Another portion of questions would concern the sources from which you plan to collect data. What kind of websites are those and what do their Terms and Conditions say? Do you need to login to the website to access the necessary data?

Finally, ask yourself if there are incoming regulations and court decisions you should be aware of. Always consider the region and how regulations differ in the U.S., Europe, Asia, etc.

These might seem like difficult questions to answer, which is why it’s always beneficial to have a legal professional nearby. Companies should make sure that their scraping processes are in line with the latest case law and relevant regulations.

Oxylabs often uses the term “ethical web scraping”. What is the distinction between legal and ethical?

Not everything that is legal can be considered ethical. Data can be a very sensitive issue. Therefore, the industry should go beyond what’s legal and have clear ethical principles for scraping operations.

With some exceptions, scraping only publicly available information is one of the fundamental rules of ethical web scraping. Companies should ensure that the data is requested at a fair rate and that it doesn’t compromise the web server. They should also study the website’s Terms of Service and decide if they can be accepted. Finally, they should use ethically procured proxies.

How do you see the future of web scraping regulation?

I can’t forecast specialised web scraping regulation emerging anytime soon. However, the proactivity of the industry in terms of ethics and standards will be essential.

For instance, Oxylabs and the other four key market players – Zyte, Smartproxy, Coresignal, and Sprious – have recently launched the Ethical Web Data Collection Initiative (EWDCI).
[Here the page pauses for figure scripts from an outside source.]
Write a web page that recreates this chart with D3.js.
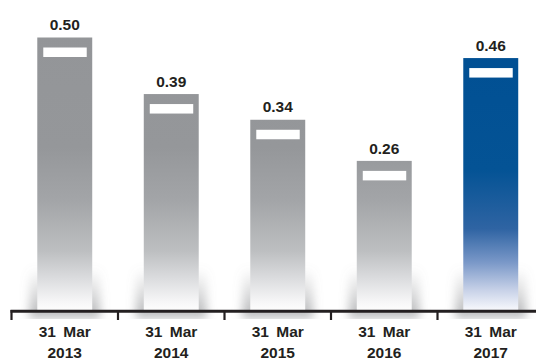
<!DOCTYPE html>
<html>
<head>
<meta charset="utf-8">
<script src="https://cdn.jsdelivr.net/npm/d3@7"></script>
<style>
  html, body { margin: 0; padding: 0; background: #ffffff; }
  svg { display: block; }
  text { font-family: "Liberation Sans", Arial, Helvetica, sans-serif; font-weight: bold; fill: #231f20; }
</style>
</head>
<body>
<svg id="chart" width="536" height="360"></svg>
<script>
// Values at each year end
const periods = ["31 Mar 2013", "31 Mar 2014", "31 Mar 2015", "31 Mar 2016", "31 Mar 2017"];
const dateLines = [["31 Mar", "2013"], ["31 Mar", "2014"], ["31 Mar", "2015"], ["31 Mar", "2016"], ["31 Mar", "2017"]];
const values = [0.50, 0.39, 0.34, 0.26, 0.46];
const valueLabels = ["0.50", "0.39", "0.34", "0.26", "0.46"];
const highlighted = [false, false, false, false, true];

const W = 536, H = 360;
const baseY = 310;

const svg = d3.select("#chart");
const defs = svg.append("defs");

// Grey and blue fills fade to white toward the baseline
const greyGrad = defs.append("linearGradient")
  .attr("id", "greyFill").attr("gradientUnits", "userSpaceOnUse")
  .attr("x1", 0).attr("x2", 0).attr("y1", 30).attr("y2", baseY);
[[0, "#939598"], [0.42, "#95979a"], [0.61, "#a3a5a8"], [0.79, "#bdbfc1"], [0.89, "#dcdddf"], [0.97, "#f6f6f7"], [1, "#fdfdfd"]]
  .forEach(([o, c]) => greyGrad.append("stop").attr("offset", o).attr("stop-color", c));

const blueGrad = defs.append("linearGradient")
  .attr("id", "blueFill").attr("gradientUnits", "userSpaceOnUse")
  .attr("x1", 0).attr("x2", 0).attr("y1", 30).attr("y2", baseY);
[[0, "#004f93"], [0.5, "#045395"], [0.71, "#2f64a3"], [0.83, "#7a98c8"], [0.93, "#c8d2e8"], [1, "#f7f8fc"]]
  .forEach(([o, c]) => blueGrad.append("stop").attr("offset", o).attr("stop-color", c));

// Soft shadow around the foot of each bar
const shadowGrad = defs.append("linearGradient")
  .attr("id", "shadowFill").attr("x1", 0).attr("x2", 0).attr("y1", 0).attr("y2", 1);
shadowGrad.append("stop").attr("offset", 0).attr("stop-color", "#808285").attr("stop-opacity", 0);
shadowGrad.append("stop").attr("offset", 0.55).attr("stop-color", "#808285").attr("stop-opacity", 0.3);
shadowGrad.append("stop").attr("offset", 1).attr("stop-color", "#808285").attr("stop-opacity", 0.6);

defs.append("filter").attr("id", "soft")
  .attr("x", "-50%").attr("y", "-50%").attr("width", "200%").attr("height", "200%")
  .append("feGaussianBlur").attr("stdDeviation", 5);

defs.append("clipPath").attr("id", "shadowClip")
  .append("rect").attr("x", 0).attr("y", 0).attr("width", W).attr("height", 319);

const x = d3.scaleBand()
  .domain(periods)
  .range([11.5, 544])
  .paddingInner(0.484)
  .paddingOuter(0.242);

const y = d3.scaleLinear()
  .domain([-0.03, 0.5])
  .range([baseY, 37.5]);

const data = periods.map((p, i) => ({ p, v: values[i], label: valueLabels[i], hi: highlighted[i], lines: dateLines[i] }));

// shadows
svg.append("g").attr("clip-path", "url(#shadowClip)")
  .selectAll("rect").data(data).join("rect")
  .attr("x", d => x(d.p) - 8)
  .attr("width", x.bandwidth() + 16)
  .attr("y", baseY - 42)
  .attr("height", 50)
  .attr("fill", "url(#shadowFill)")
  .attr("filter", "url(#soft)");

// bars
svg.append("g").selectAll("rect").data(data).join("rect")
  .attr("x", d => x(d.p))
  .attr("width", x.bandwidth())
  .attr("y", d => y(d.v))
  .attr("height", d => y(-0.03) - y(d.v))
  .attr("fill", d => d.hi ? "url(#blueFill)" : "url(#greyFill)");

// white marker near the top of each bar
svg.append("g").selectAll("rect").data(data).join("rect")
  .attr("x", d => x(d.p) + 6)
  .attr("width", x.bandwidth() - 11.5)
  .attr("y", d => y(d.v) + 10)
  .attr("height", 9.5)
  .attr("fill", "#ffffff");

// value labels
svg.append("g").selectAll("text").data(data).join("text")
  .attr("x", d => x(d.p) + x.bandwidth() / 2)
  .attr("y", d => y(d.v) - 7.3)
  .attr("text-anchor", "middle")
  .style("font-size", "15.5px")
  .text(d => d.label);

// axis line and ticks at band boundaries
const axis = svg.append("g");
axis.append("line")
  .attr("x1", 10.5).attr("x2", W + 10)
  .attr("y1", baseY + 1.2).attr("y2", baseY + 1.2)
  .attr("stroke", "#231f20").attr("stroke-width", 3);
const tickXs = periods.map(p => x(p) - x.step() * x.paddingInner() / 2);
axis.selectAll("line.tick").data(tickXs).join("line")
  .attr("class", "tick")
  .attr("x1", d => d).attr("x2", d => d)
  .attr("y1", baseY).attr("y2", baseY + 10)
  .attr("stroke", "#231f20").attr("stroke-width", 2.2);

// category labels
const cats = svg.append("g").selectAll("text").data(data).join("text")
  .attr("x", d => x(d.p) + x.bandwidth() / 2)
  .attr("y", 337)
  .attr("text-anchor", "middle")
  .style("font-size", "15.5px")
  .style("word-spacing", "3px");
cats.append("tspan")
  .attr("x", d => x(d.p) + x.bandwidth() / 2)
  .text(d => d.lines[0]);
cats.append("tspan")
  .attr("x", d => x(d.p) + x.bandwidth() / 2)
  .attr("dy", 20.5)
  .text(d => d.lines[1]);
</script>
</body>
</html>
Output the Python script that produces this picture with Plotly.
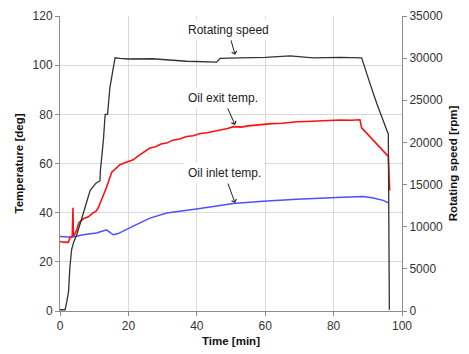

The co-founders will aim to promote the industry’s best practices with the highest ethical standards in mind.

The doors are now open for all companies that, in one way or another, rely on web scraping technology to join the Web Data Collection Initiative association’s ranks and safeguard the industry from within. Web scraping is rocket science to politicians. Hence, if we want more clarity on regulating our industry, we should help the government create it.